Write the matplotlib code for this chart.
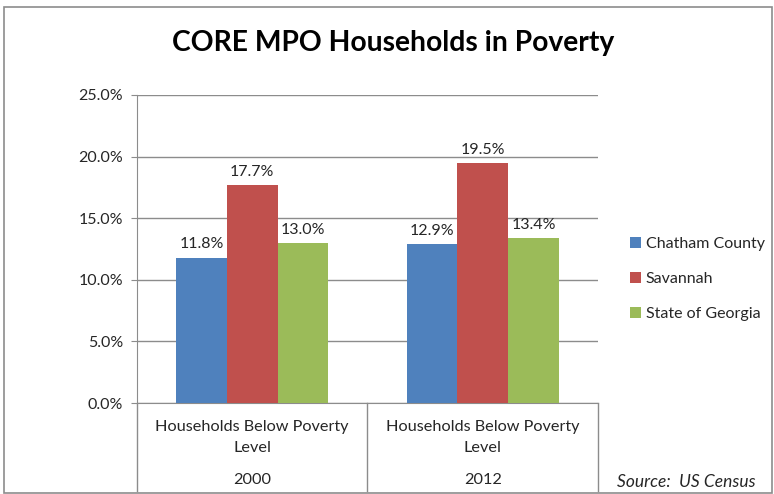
import matplotlib
matplotlib.use("Agg")
import matplotlib.pyplot as plt
from matplotlib.patches import Rectangle
import numpy as np

categories = ["Households Below Poverty", "Households Below Poverty"]
categories_line2 = ["Level", "Level"]
years = ["2000", "2012"]
series_names = ["Chatham County", "Savannah", "State of Georgia"]
chatham = [11.8, 12.9]
savannah = [17.7, 19.5]
georgia = [13.0, 13.4]
colors = ["#4F81BD", "#C0504D", "#9BBB59"]
yticks = [0, 5, 10, 15, 20, 25]

plt.rcParams['font.family'] = ['Lato', 'DejaVu Sans']

fig = plt.figure(figsize=(7.74, 4.94), dpi=100)
fig.patch.set_facecolor("white")
fig.patches.append(Rectangle((0.005, 0.002), 0.993, 0.984, transform=fig.transFigure,
                             fill=False, edgecolor="#8c8c8c", linewidth=1.2))

ax = fig.add_axes([0.177, 0.1842, 0.5956, 0.6235])
x = np.arange(len(categories))
w = 0.22
vals = [chatham, savannah, georgia]
for i, (name, v, c) in enumerate(zip(series_names, vals, colors)):
    ax.bar(x + (i - 1) * w, v, width=w, color=c, label=name, zorder=3)
    for xb, val in zip(x + (i - 1) * w, v):
        ax.text(xb, val + 0.5, f"{val:.1f}%", ha="center", va="bottom",
                fontsize=11.5, color="#262626")

ax.set_xlim(-0.5, 1.5)
ax.set_ylim(0, 25)
ax.set_yticks(yticks)
ax.set_yticklabels([f"{t:.1f}%" for t in yticks], fontsize=11.5, color="#262626")
ax.yaxis.grid(True, color="#8c8c8c", linewidth=1)
ax.set_axisbelow(True)
ax.tick_params(axis="y", length=4, color="#8c8c8c", pad=6)
ax.set_xticks([])
for s in ["top", "right"]:
    ax.spines[s].set_visible(False)
for s in ["left", "bottom"]:
    ax.spines[s].set_color("#8c8c8c")

# multi-level category axis
tr = ax.get_xaxis_transform()
for xv in [-0.5, 0.5, 1.5]:
    ax.plot([xv, xv], [0, -0.285], transform=tr,
            color="#8c8c8c", linewidth=1, clip_on=False)
for xi, cat, cat2, yr in zip(x, categories, categories_line2, years):
    ax.text(xi, -0.078, cat, transform=tr, ha="center", va="center",
            fontsize=11.7, color="#262626")
    ax.text(xi, -0.146, cat2, transform=tr, ha="center", va="center",
            fontsize=11.7, color="#262626")
    ax.text(xi, -0.25, yr, transform=tr, ha="center", va="center",
            fontsize=11.7, color="#262626")

fig.text(0.508, 0.912, "CORE MPO Households in Poverty", ha="center", va="center",
         fontsize=20.3, fontweight="bold", color="black")

leg = fig.legend(loc="center left", bbox_to_anchor=(0.795, 0.435), frameon=False,
                 fontsize=11.5, handlelength=0.7, handleheight=0.7,
                 handletextpad=0.3, labelspacing=1.3)
for t in leg.get_texts():
    t.set_color("#262626")

fig.text(0.797, 0.024, "Source:  US Census", ha="left", va="center",
         fontsize=12.5, style="italic", color="#262626")

fig.savefig("out.png", dpi=100)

## GIVEN REQUEST
Transcribe all the lines above exactly, apart from the pictures.

## REPLY
Write the matplotlib code for this chart.
import matplotlib
matplotlib.use("Agg")
import matplotlib.pyplot as plt
from matplotlib.patches import Rectangle
import numpy as np

categories = ["Households Below Poverty", "Households Below Poverty"]
categories_line2 = ["Level", "Level"]
years = ["2000", "2012"]
series_names = ["Chatham County", "Savannah", "State of Georgia"]
chatham = [11.8, 12.9]
savannah = [17.7, 19.5]
georgia = [13.0, 13.4]
colors = ["#4F81BD", "#C0504D", "#9BBB59"]
yticks = [0, 5, 10, 15, 20, 25]

plt.rcParams['font.family'] = ['Lato', 'DejaVu Sans']

fig = plt.figure(figsize=(7.74, 4.94), dpi=100)
fig.patch.set_facecolor("white")
fig.patches.append(Rectangle((0.005, 0.002), 0.993, 0.984, transform=fig.transFigure,
                             fill=False, edgecolor="#8c8c8c", linewidth=1.2))

ax = fig.add_axes([0.177, 0.1842, 0.5956, 0.6235])
x = np.arange(len(categories))
w = 0.22
vals = [chatham, savannah, georgia]
for i, (name, v, c) in enumerate(zip(series_names, vals, colors)):
    ax.bar(x + (i - 1) * w, v, width=w, color=c, label=name, zorder=3)
    for xb, val in zip(x + (i - 1) * w, v):
        ax.text(xb, val + 0.5, f"{val:.1f}%", ha="center", va="bottom",
                fontsize=11.5, color="#262626")

ax.set_xlim(-0.5, 1.5)
ax.set_ylim(0, 25)
ax.set_yticks(yticks)
ax.set_yticklabels([f"{t:.1f}%" for t in yticks], fontsize=11.5, color="#262626")
ax.yaxis.grid(True, color="#8c8c8c", linewidth=1)
ax.set_axisbelow(True)
ax.tick_params(axis="y", length=4, color="#8c8c8c", pad=6)
ax.set_xticks([])
for s in ["top", "right"]:
    ax.spines[s].set_visible(False)
for s in ["left", "bottom"]:
    ax.spines[s].set_color("#8c8c8c")

# multi-level category axis
tr = ax.get_xaxis_transform()
for xv in [-0.5, 0.5, 1.5]:
    ax.plot([xv, xv], [0, -0.285], transform=tr,
            color="#8c8c8c", linewidth=1, clip_on=False)
for xi, cat, cat2, yr in zip(x, categories, categories_line2, years):
    ax.text(xi, -0.078, cat, transform=tr, ha="center", va="center",
            fontsize=11.7, color="#262626")
    ax.text(xi, -0.146, cat2, transform=tr, ha="center", va="center",
            fontsize=11.7, color="#262626")
    ax.text(xi, -0.25, yr, transform=tr, ha="center", va="center",
            fontsize=11.7, color="#262626")

fig.text(0.508, 0.912, "CORE MPO Households in Poverty", ha="center", va="center",
         fontsize=20.3, fontweight="bold", color="black")

leg = fig.legend(loc="center left", bbox_to_anchor=(0.795, 0.435), frameon=False,
                 fontsize=11.5, handlelength=0.7, handleheight=0.7,
                 handletextpad=0.3, labelspacing=1.3)
for t in leg.get_texts():
    t.set_color("#262626")

fig.text(0.797, 0.024, "Source:  US Census", ha="left", va="center",
         fontsize=12.5, style="italic", color="#262626")

fig.savefig("out.png", dpi=100)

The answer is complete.